Repeat all of the material below exactly as written, images excluded.

::::

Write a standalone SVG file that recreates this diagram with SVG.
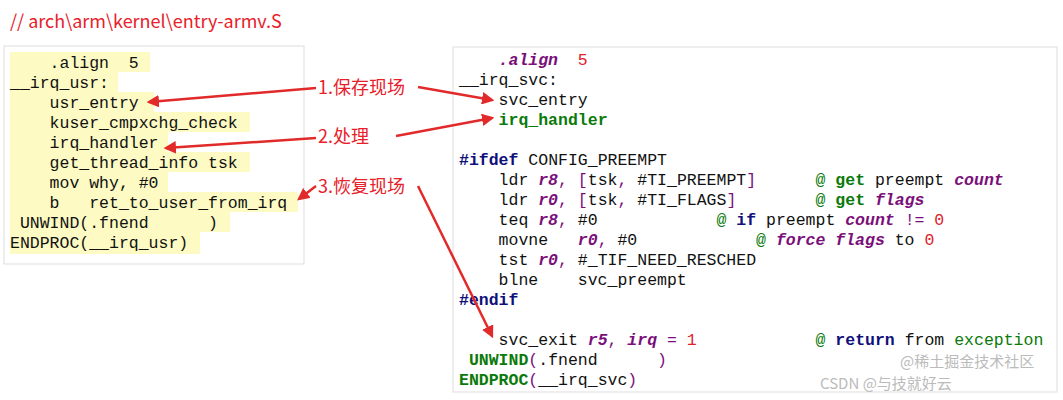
<svg xmlns="http://www.w3.org/2000/svg" width="1063" height="400" viewBox="0 0 1063 400">
<style>
.m{font-family:"Liberation Mono","DejaVu Sans Mono",monospace;font-size:16.5px;fill:#111;white-space:pre}
.lab{font-family:"Noto Sans CJK SC","Liberation Sans",sans-serif;font-size:18px;fill:#e8202a}
.hl{fill:#fdfbc3}
.p{fill:#7a0f7a;font-weight:bold;font-style:italic}
.r{fill:#e0202a}
.g{fill:#0a7a0a}
.gb{fill:#0a7a0a;font-weight:bold}
.n{fill:#10107a;font-weight:bold}
.pp{fill:#7a0f7a}
.wm{font-family:"Noto Sans CJK SC",sans-serif;font-size:15px;fill:#bbb}
.arr{stroke:#e22a2a;stroke-width:2.5;fill:none;marker-end:url(#ah)}
</style>
<defs>
<marker id="ah" viewBox="0 0 10 10" refX="8" refY="5" markerWidth="5" markerHeight="5" orient="auto"><path d="M0,0L10,5L0,10z" fill="#e22a2a"/></marker>
</defs>
<rect width="1063" height="400" fill="#fff"/>
<text x="10" y="28" class="lab">// arch\arm\kernel\entry-armv.S</text>

<g id="left">
<rect x="4" y="46" width="300" height="218" fill="#fff" stroke="#ddd"/>
<g class="hl">
<rect x="10" y="52" width="140" height="20"/>
<rect x="10" y="72" width="108" height="20"/>
<rect x="10" y="92" width="144" height="20"/>
<rect x="10" y="112" width="240" height="20"/>
<rect x="10" y="132" width="158" height="20"/>
<rect x="10" y="152" width="240" height="20"/>
<rect x="10" y="172" width="158" height="20"/>
<rect x="10" y="192" width="288" height="20"/>
<rect x="10" y="212" width="220" height="20"/>
<rect x="10" y="232" width="190" height="22"/>
</g>
<text class="m" x="10" y="68">    .align  5</text>
<text class="m" x="10" y="88">__irq_usr:</text>
<text class="m" x="10" y="108">    usr_entry</text>
<text class="m" x="10" y="128">    kuser_cmpxchg_check</text>
<text class="m" x="10" y="148">    irq_handler</text>
<text class="m" x="10" y="168">    get_thread_info tsk</text>
<text class="m" x="10" y="188">    mov why, #0</text>
<text class="m" x="10" y="208">    b   ret_to_user_from_irq</text>
<text class="m" x="10" y="228"> UNWIND(.fnend      )</text>
<text class="m" x="10" y="248">ENDPROC(__irq_usr)</text>
</g>

<g id="right">
<rect x="453" y="47" width="604" height="345" fill="#fff" stroke="#ddd"/>
<text class="m" x="459" y="65">    <tspan class="p">.align</tspan>  <tspan class="r">5</tspan></text>
<text class="m" x="459" y="85">__irq_svc:</text>
<text class="m" x="459" y="105">    svc_entry</text>
<text class="m" x="459" y="125">    <tspan class="gb">irq_handler</tspan></text>
<text class="m" x="459" y="165"><tspan class="n">#ifdef</tspan> CONFIG_PREEMPT</text>
<text class="m" x="459" y="185">    ldr <tspan class="p">r8</tspan><tspan class="pp">,</tspan> <tspan class="pp">[</tspan>tsk<tspan class="pp">,</tspan> #TI_PREEMPT<tspan class="pp">]</tspan>      <tspan class="g">@</tspan> <tspan class="gb">get</tspan> preempt <tspan class="p">count</tspan></text>
<text class="m" x="459" y="205">    ldr <tspan class="p">r0</tspan><tspan class="pp">,</tspan> <tspan class="pp">[</tspan>tsk<tspan class="pp">,</tspan> #TI_FLAGS<tspan class="pp">]</tspan>        <tspan class="g">@</tspan> <tspan class="gb">get</tspan> <tspan class="p">flags</tspan></text>
<text class="m" x="459" y="225">    teq <tspan class="p">r8</tspan><tspan class="pp">,</tspan> #0            <tspan class="g">@</tspan> <tspan class="n">if</tspan> preempt <tspan class="p">count</tspan> <tspan class="pp">!=</tspan> <tspan class="r">0</tspan></text>
<text class="m" x="459" y="245">    movne   <tspan class="p">r0</tspan><tspan class="pp">,</tspan> #0            <tspan class="g">@</tspan> <tspan class="p">force flags</tspan> to <tspan class="r">0</tspan></text>
<text class="m" x="459" y="265">    tst <tspan class="p">r0</tspan><tspan class="pp">,</tspan> #_TIF_NEED_RESCHED</text>
<text class="m" x="459" y="285">    blne    svc_preempt</text>
<text class="m" x="459" y="305"><tspan class="n">#endif</tspan></text>
<text class="m" x="459" y="345">    svc_exit <tspan class="p">r5</tspan><tspan class="pp">,</tspan> <tspan class="p">irq</tspan> <tspan class="pp">=</tspan> <tspan class="r">1</tspan>            <tspan class="g">@</tspan> <tspan class="n">return</tspan> from <tspan class="g">exception</tspan></text>
<text class="m" x="459" y="365"> <tspan class="gb">UNWIND</tspan><tspan class="pp">(</tspan>.fnend      <tspan class="pp">)</tspan></text>
<text class="m" x="459" y="385"><tspan class="gb">ENDPROC</tspan><tspan class="pp">(</tspan>__irq_svc<tspan class="pp">)</tspan></text>
<text class="wm" x="900" y="367">@稀土掘金技术社区</text>
<text class="wm" x="820" y="389">CSDN @与技就好云</text>
</g>

<g id="label1"><text class="lab" x="318" y="94">1.保存现场</text></g>
<g id="label2"><text class="lab" x="318" y="143">2.处理</text></g>
<g id="label3"><text class="lab" x="318" y="193">3.恢复现场</text></g>

<g id="connectors">
<path class="arr" d="M316,88 L149,102"/>
<path class="arr" d="M418,87 L492,100"/>
<path class="arr" d="M316,138 L166,148"/>
<path class="arr" d="M396,136 L492,118"/>
<path class="arr" d="M316,186 L299,199"/>
<path class="arr" d="M418,186 L492,336"/>
</g>
</svg>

::::

## Answer to this task
Write a standalone SVG file that recreates this diagram with SVG.
<svg xmlns="http://www.w3.org/2000/svg" width="1063" height="400" viewBox="0 0 1063 400">
<style>
.m{font-family:"Liberation Mono","DejaVu Sans Mono",monospace;font-size:16.5px;fill:#111;white-space:pre}
.lab{font-family:"Noto Sans CJK SC","Liberation Sans",sans-serif;font-size:18px;fill:#e8202a}
.hl{fill:#fdfbc3}
.p{fill:#7a0f7a;font-weight:bold;font-style:italic}
.r{fill:#e0202a}
.g{fill:#0a7a0a}
.gb{fill:#0a7a0a;font-weight:bold}
.n{fill:#10107a;font-weight:bold}
.pp{fill:#7a0f7a}
.wm{font-family:"Noto Sans CJK SC",sans-serif;font-size:15px;fill:#bbb}
.arr{stroke:#e22a2a;stroke-width:2.5;fill:none;marker-end:url(#ah)}
</style>
<defs>
<marker id="ah" viewBox="0 0 10 10" refX="8" refY="5" markerWidth="5" markerHeight="5" orient="auto"><path d="M0,0L10,5L0,10z" fill="#e22a2a"/></marker>
</defs>
<rect width="1063" height="400" fill="#fff"/>
<text x="10" y="28" class="lab">// arch\arm\kernel\entry-armv.S</text>

<g id="left">
<rect x="4" y="46" width="300" height="218" fill="#fff" stroke="#ddd"/>
<g class="hl">
<rect x="10" y="52" width="140" height="20"/>
<rect x="10" y="72" width="108" height="20"/>
<rect x="10" y="92" width="144" height="20"/>
<rect x="10" y="112" width="240" height="20"/>
<rect x="10" y="132" width="158" height="20"/>
<rect x="10" y="152" width="240" height="20"/>
<rect x="10" y="172" width="158" height="20"/>
<rect x="10" y="192" width="288" height="20"/>
<rect x="10" y="212" width="220" height="20"/>
<rect x="10" y="232" width="190" height="22"/>
</g>
<text class="m" x="10" y="68">    .align  5</text>
<text class="m" x="10" y="88">__irq_usr:</text>
<text class="m" x="10" y="108">    usr_entry</text>
<text class="m" x="10" y="128">    kuser_cmpxchg_check</text>
<text class="m" x="10" y="148">    irq_handler</text>
<text class="m" x="10" y="168">    get_thread_info tsk</text>
<text class="m" x="10" y="188">    mov why, #0</text>
<text class="m" x="10" y="208">    b   ret_to_user_from_irq</text>
<text class="m" x="10" y="228"> UNWIND(.fnend      )</text>
<text class="m" x="10" y="248">ENDPROC(__irq_usr)</text>
</g>

<g id="right">
<rect x="453" y="47" width="604" height="345" fill="#fff" stroke="#ddd"/>
<text class="m" x="459" y="65">    <tspan class="p">.align</tspan>  <tspan class="r">5</tspan></text>
<text class="m" x="459" y="85">__irq_svc:</text>
<text class="m" x="459" y="105">    svc_entry</text>
<text class="m" x="459" y="125">    <tspan class="gb">irq_handler</tspan></text>
<text class="m" x="459" y="165"><tspan class="n">#ifdef</tspan> CONFIG_PREEMPT</text>
<text class="m" x="459" y="185">    ldr <tspan class="p">r8</tspan><tspan class="pp">,</tspan> <tspan class="pp">[</tspan>tsk<tspan class="pp">,</tspan> #TI_PREEMPT<tspan class="pp">]</tspan>      <tspan class="g">@</tspan> <tspan class="gb">get</tspan> preempt <tspan class="p">count</tspan></text>
<text class="m" x="459" y="205">    ldr <tspan class="p">r0</tspan><tspan class="pp">,</tspan> <tspan class="pp">[</tspan>tsk<tspan class="pp">,</tspan> #TI_FLAGS<tspan class="pp">]</tspan>        <tspan class="g">@</tspan> <tspan class="gb">get</tspan> <tspan class="p">flags</tspan></text>
<text class="m" x="459" y="225">    teq <tspan class="p">r8</tspan><tspan class="pp">,</tspan> #0            <tspan class="g">@</tspan> <tspan class="n">if</tspan> preempt <tspan class="p">count</tspan> <tspan class="pp">!=</tspan> <tspan class="r">0</tspan></text>
<text class="m" x="459" y="245">    movne   <tspan class="p">r0</tspan><tspan class="pp">,</tspan> #0            <tspan class="g">@</tspan> <tspan class="p">force flags</tspan> to <tspan class="r">0</tspan></text>
<text class="m" x="459" y="265">    tst <tspan class="p">r0</tspan><tspan class="pp">,</tspan> #_TIF_NEED_RESCHED</text>
<text class="m" x="459" y="285">    blne    svc_preempt</text>
<text class="m" x="459" y="305"><tspan class="n">#endif</tspan></text>
<text class="m" x="459" y="345">    svc_exit <tspan class="p">r5</tspan><tspan class="pp">,</tspan> <tspan class="p">irq</tspan> <tspan class="pp">=</tspan> <tspan class="r">1</tspan>            <tspan class="g">@</tspan> <tspan class="n">return</tspan> from <tspan class="g">exception</tspan></text>
<text class="m" x="459" y="365"> <tspan class="gb">UNWIND</tspan><tspan class="pp">(</tspan>.fnend      <tspan class="pp">)</tspan></text>
<text class="m" x="459" y="385"><tspan class="gb">ENDPROC</tspan><tspan class="pp">(</tspan>__irq_svc<tspan class="pp">)</tspan></text>
<text class="wm" x="900" y="367">@稀土掘金技术社区</text>
<text class="wm" x="820" y="389">CSDN @与技就好云</text>
</g>

<g id="label1"><text class="lab" x="318" y="94">1.保存现场</text></g>
<g id="label2"><text class="lab" x="318" y="143">2.处理</text></g>
<g id="label3"><text class="lab" x="318" y="193">3.恢复现场</text></g>

<g id="connectors">
<path class="arr" d="M316,88 L149,102"/>
<path class="arr" d="M418,87 L492,100"/>
<path class="arr" d="M316,138 L166,148"/>
<path class="arr" d="M396,136 L492,118"/>
<path class="arr" d="M316,186 L299,199"/>
<path class="arr" d="M418,186 L492,336"/>
</g>
</svg>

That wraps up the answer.